About five years before I entered that doomed relationship, my grandfather, there for me for the first twenty years of my life without fail, succumbed to the lung cancer he’d fought valiantly. I won’t say much about that here. Again, it’s in the book, and hopefully you’ll read about it that way. But that loss, that first he-loves-you-but-he-can’t-come-back-to-you that I’d ever experienced… it changed me forever. I like to think I was already an empathetic person, thanks to my palsy, but watching Papa Dick go increased my empathy quotient ten-fold. Before he went, when it was becoming clear such an exit was imminent, I wrote Papa a collection of poetry, Prose From A Grandson To A Senior Fellow. It was the last book he’d ever read and remains a solid part of the legacy I know I will leave someday.
Truthfully, following Papa’s passing, there was a sizable chunk of time lost to anger. To indifference. To what-will-become-of-me-anyway? But I think I needed that time of reflection. It gave me both the time and the fuel to write my novel. And it let me ruminate on what I wanted out of this life.
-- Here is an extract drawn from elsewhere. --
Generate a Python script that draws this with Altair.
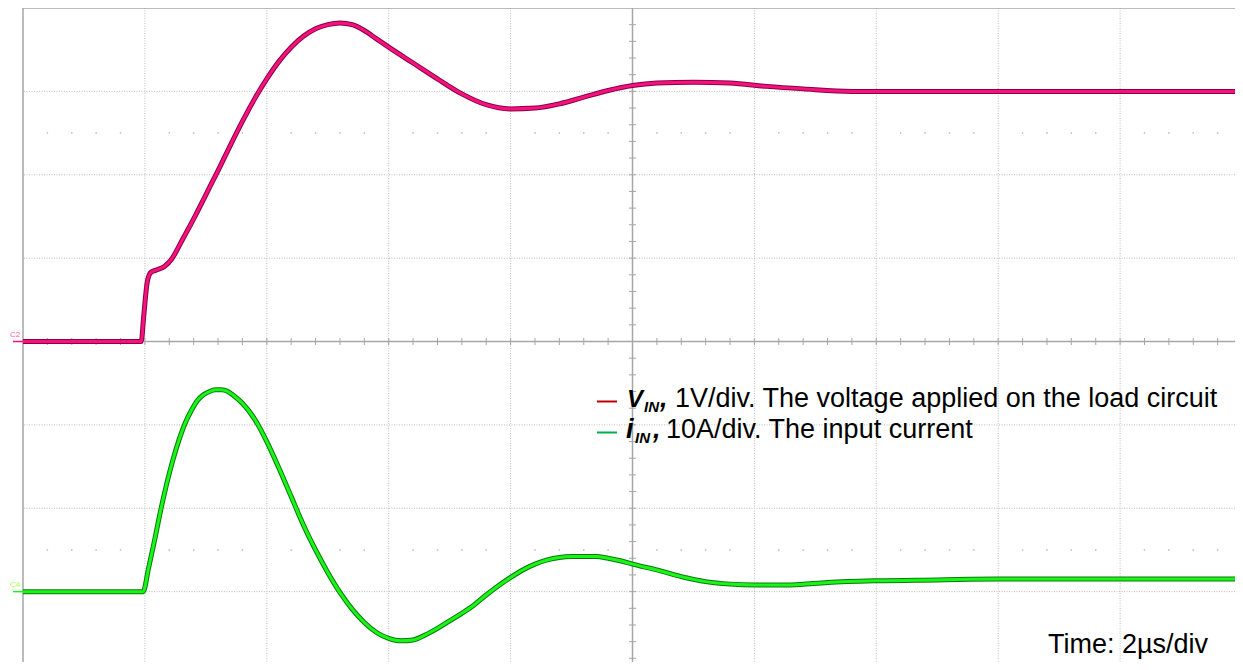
import altair as alt
import pandas as pd

# ---------------- data (time and amplitude in screen divisions; 2 us/div) ----------------
vin_t = [0, 0.97, 0.99, 1.02, 1.05, 1.10, 1.16, 1.22, 1.30, 1.40, 1.50, 1.60, 1.70, 1.80,
         1.90, 2.00, 2.10, 2.20, 2.30, 2.40, 2.50, 2.60, 2.70, 2.80, 2.90, 3.00, 3.20, 3.40,
         3.60, 3.80, 4.00, 4.20, 4.40, 4.60, 4.80, 5.00, 5.20, 5.50, 5.80, 6.10, 6.40, 6.80,
         7.20, 8.00, 9.00, 10.0]
vin_v = [0, 0, 0.30, 0.72, 0.83, 0.86, 0.90, 0.99, 1.20, 1.47, 1.76, 2.05, 2.35, 2.64,
         2.91, 3.15, 3.36, 3.53, 3.66, 3.75, 3.80, 3.82, 3.80, 3.73, 3.63, 3.53, 3.34, 3.15,
         2.97, 2.84, 2.79, 2.80, 2.85, 2.93, 3.01, 3.07, 3.10, 3.11, 3.10, 3.06, 3.03, 3.00,
         3.00, 3.00, 3.00, 3.00]

iin_t = [0, 0.985, 1.03, 1.08, 1.13, 1.18, 1.23, 1.28, 1.33, 1.38, 1.43, 1.48, 1.53, 1.58,
         1.63, 1.68, 1.73, 1.80, 1.90, 2.00, 2.10, 2.20, 2.30, 2.40, 2.50, 2.60, 2.70, 2.80,
         2.90, 3.00, 3.10, 3.20, 3.30, 3.40, 3.50, 3.60, 3.70, 3.80, 3.90, 4.00, 4.10, 4.20,
         4.30, 4.40, 4.50, 4.60, 4.70, 4.80, 4.90, 5.00, 5.20, 5.40, 5.60, 5.80, 6.00, 6.30,
         6.60, 7.00, 7.50, 8.00, 10.0]
iin_v = [-3.0, -3.0, -2.72, -2.38, -2.02, -1.70, -1.42, -1.18, -0.98, -0.83, -0.71, -0.64,
         -0.60, -0.58, -0.58, -0.60, -0.65, -0.74, -0.93, -1.20, -1.52, -1.86, -2.20, -2.50,
         -2.77, -3.01, -3.21, -3.37, -3.49, -3.56, -3.59, -3.58, -3.52, -3.44, -3.35, -3.26,
         -3.16, -3.04, -2.93, -2.83, -2.74, -2.67, -2.62, -2.59, -2.58, -2.58, -2.58, -2.60,
         -2.63, -2.67, -2.74, -2.82, -2.88, -2.91, -2.92, -2.92, -2.89, -2.87, -2.86, -2.85,
         -2.85]

# grid divisions
grid_t = [1, 2, 3, 4, 6, 7, 8, 9]
grid_v = [-4, -3, -2, -1, 1, 2, 3]
frame_t = [0, 10]
frame_v = [4]
minor_t = [round(i * 0.2, 1) for i in range(1, 50)]
minor_v = [round(i * 0.2, 1) for i in range(-19, 20) if i != 0]
marker_t = [x for x in minor_t if abs(x - round(x)) > 1e-6]
marker_v = [2.5, -2.5]

# texts
channel_tags = ["C2", "C4"]
legend_names = ["V", "i"]
legend_subs = ["IN", "IN"]
legend_desc = ["1V/div. The voltage applied on the load circuit",
               "10A/div. The input current"]
time_label = ["Time: 2\u00b5s/div"]

FONT = "Liberation Sans"
GRID = "#bdbdbd"
FRAME = "#a6a6a6"
RX, RY = 1219, 667        # full screen extent of the 10 x 8 division graticule
W, H = 1212, 654          # drawn area (page fits in the window)

X = alt.Scale(domain=[0, 10], nice=False, zero=False, range=[0, RX])
Y = alt.Scale(domain=[-4, 4], nice=False, zero=False, range=[RY, 0])


def xenc(field):
    return alt.X(field, type="quantitative", scale=X, axis=None)


def yenc(field):
    return alt.Y(field, type="quantitative", scale=Y, axis=None)


layers = []

# dotted grid
layers.append(alt.Chart(pd.DataFrame({"t": grid_t})).mark_rule(
    color=GRID, strokeWidth=1, strokeDash=[1, 1.5]).encode(x=xenc("t")))
layers.append(alt.Chart(pd.DataFrame({"v": grid_v})).mark_rule(
    color=GRID, strokeWidth=1, strokeDash=[1, 1.5]).encode(y=yenc("v")))

# frame
layers.append(alt.Chart(pd.DataFrame({"t": frame_t})).mark_rule(
    color=FRAME, strokeWidth=1.5).encode(x=xenc("t")))
layers.append(alt.Chart(pd.DataFrame({"v": frame_v})).mark_rule(
    color=FRAME, strokeWidth=1.5).encode(y=yenc("v")))

# centre cross
layers.append(alt.Chart(pd.DataFrame({"t": [5]})).mark_rule(
    color=FRAME, strokeWidth=1.5).encode(x=xenc("t")))
layers.append(alt.Chart(pd.DataFrame({"v": [0]})).mark_rule(
    color=FRAME, strokeWidth=1.5).encode(y=yenc("v")))

# centre cross minor ticks
layers.append(alt.Chart(pd.DataFrame({"t": minor_t})).mark_rule(
    color=FRAME, strokeWidth=1).encode(
        x=xenc("t"), y=alt.value(RY / 2 - 3.5), y2=alt.value(RY / 2 + 3.5)))
layers.append(alt.Chart(pd.DataFrame({"v": minor_v})).mark_rule(
    color=FRAME, strokeWidth=1).encode(
        y=yenc("v"), x=alt.value(RX / 2 - 3.5), x2=alt.value(RX / 2 + 3.5)))

# rise-time marker dots
mk = pd.DataFrame([(t, v) for v in marker_v for t in marker_t], columns=["t", "v"])
layers.append(alt.Chart(mk).mark_square(size=2, color="#b5b5b5", opacity=1).encode(
    x=xenc("t"), y=yenc("v")))

# traces
vin = pd.DataFrame({"t": vin_t, "v": vin_v})
iin = pd.DataFrame({"t": iin_t, "v": iin_v})
for df, dark, bright in [(vin, "#8a0042", "#f5127f"), (iin, "#0b7a0b", "#19f519")]:
    layers.append(alt.Chart(df).mark_line(color=dark, strokeWidth=5, interpolate="monotone").encode(
        x=xenc("t"), y=yenc("v")))
    layers.append(alt.Chart(df).mark_line(color=bright, strokeWidth=3, interpolate="monotone").encode(
        x=xenc("t"), y=yenc("v")))

# channel tags on the left
tag_colors = ["#ff5fae", "#a8ff3c"]
tag_line_colors = ["#f5127f", "#19f519"]
tag_y = [329, 579]
tag_v = [0, -3]
for i in range(2):
    layers.append(alt.Chart(pd.DataFrame({"label": [channel_tags[i]]})).mark_text(
        font=FONT, fontSize=8, align="left", baseline="alphabetic", color=tag_colors[i]).encode(
            text="label:N", x=alt.value(-13), y=alt.value(tag_y[i])))
    layers.append(alt.Chart(pd.DataFrame({"v": [tag_v[i]]})).mark_rule(
        color=tag_line_colors[i], strokeWidth=1.5).encode(
            y=yenc("v"), x=alt.value(-10), x2=alt.value(0)))

# legend (annotation)
legend_colors = ["#c00000", "#00b050"]
row_base = [399, 430]
name_x = [604, 603]
name_size = [24, 27]
sub_x = [621, 612]
comma_x = [637, 630]
desc_x = [652, 643]
for i in range(2):
    base = row_base[i]
    layers.append(alt.Chart(pd.DataFrame({"k": [i]})).mark_rule(
        color=legend_colors[i], strokeWidth=2).encode(
            x=alt.value(574), x2=alt.value(594), y=alt.value(base - 5.5)))
    layers.append(alt.Chart(pd.DataFrame({"label": [legend_names[i]]})).mark_text(
        font=FONT, fontSize=name_size[i], fontWeight="bold", fontStyle="italic", align="left",
        baseline="alphabetic", color="black").encode(
            text="label:N", x=alt.value(name_x[i]), y=alt.value(base)))
    layers.append(alt.Chart(pd.DataFrame({"label": [legend_subs[i]]})).mark_text(
        font=FONT, fontSize=15, fontWeight="bold", fontStyle="italic", align="left",
        baseline="alphabetic", color="black").encode(
            text="label:N", x=alt.value(sub_x[i]), y=alt.value(base + 5)))
    layers.append(alt.Chart(pd.DataFrame({"label": [","]})).mark_text(
        font=FONT, fontSize=27, fontWeight="bold", fontStyle="italic", align="left",
        baseline="alphabetic", color="black").encode(
            text="label:N", x=alt.value(comma_x[i]), y=alt.value(base)))
    layers.append(alt.Chart(pd.DataFrame({"label": [legend_desc[i]]})).mark_text(
        font=FONT, fontSize=27, align="left", baseline="alphabetic", color="black").encode(
            text="label:N", x=alt.value(desc_x[i]), y=alt.value(base)))

layers.append(alt.Chart(pd.DataFrame({"label": time_label})).mark_text(
    font=FONT, fontSize=27, align="right", baseline="alphabetic", color="black").encode(
        text="label:N", x=alt.value(1185), y=alt.value(645)))

chart = alt.layer(*layers).properties(
    width=W, height=H,
    padding={"left": 15, "top": 0, "right": 0, "bottom": 0},
    autosize=alt.AutoSizeParams(type="none"),
    background="white",
).configure_view(stroke=None)

chart.save("out.html", embed_options={"renderer": "svg", "actions": False})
I spent a long time as an on-line dater. I was always the one writing the e-mail. And I never mentioned anything about my palsy, or the bad eyes that accompanied it, in my profile. I always gave the women that little nugget to chew on in my second e-mail, if they responded to my first. I met some pretty great people in this way, but I didn’t feel the kind of meshing that told me, This is the one.
Then, about two years ago, an e-mail came in that I’d never forget. She liked my profile. She liked the idea of visiting museums, as did I. She loved Disney, as did/do I, and specifically Disneyland. “I think we could have fun together,” she said in one of the e-mail’s last lines.
We have ever since. I treasure her, and my family loves her, too.
I have no idea where life will take me from here. Well, I have maybe a rough sketch, but that’s all. But whatever happens, however my book gets to you, dear reader, however my career moves forward, I will take on the challenges placed before me knowing that I do so with the support of my loved ones and that, at the end of the day–whatever someone may think of my palsy, my bad eyes, or the way I walk, my family is my safety and my love. I thank all of you who know me personally, because you are that family. Be you a family member or a friend I haven’t talked to in years, you changed me by simply being in my life and coloring it.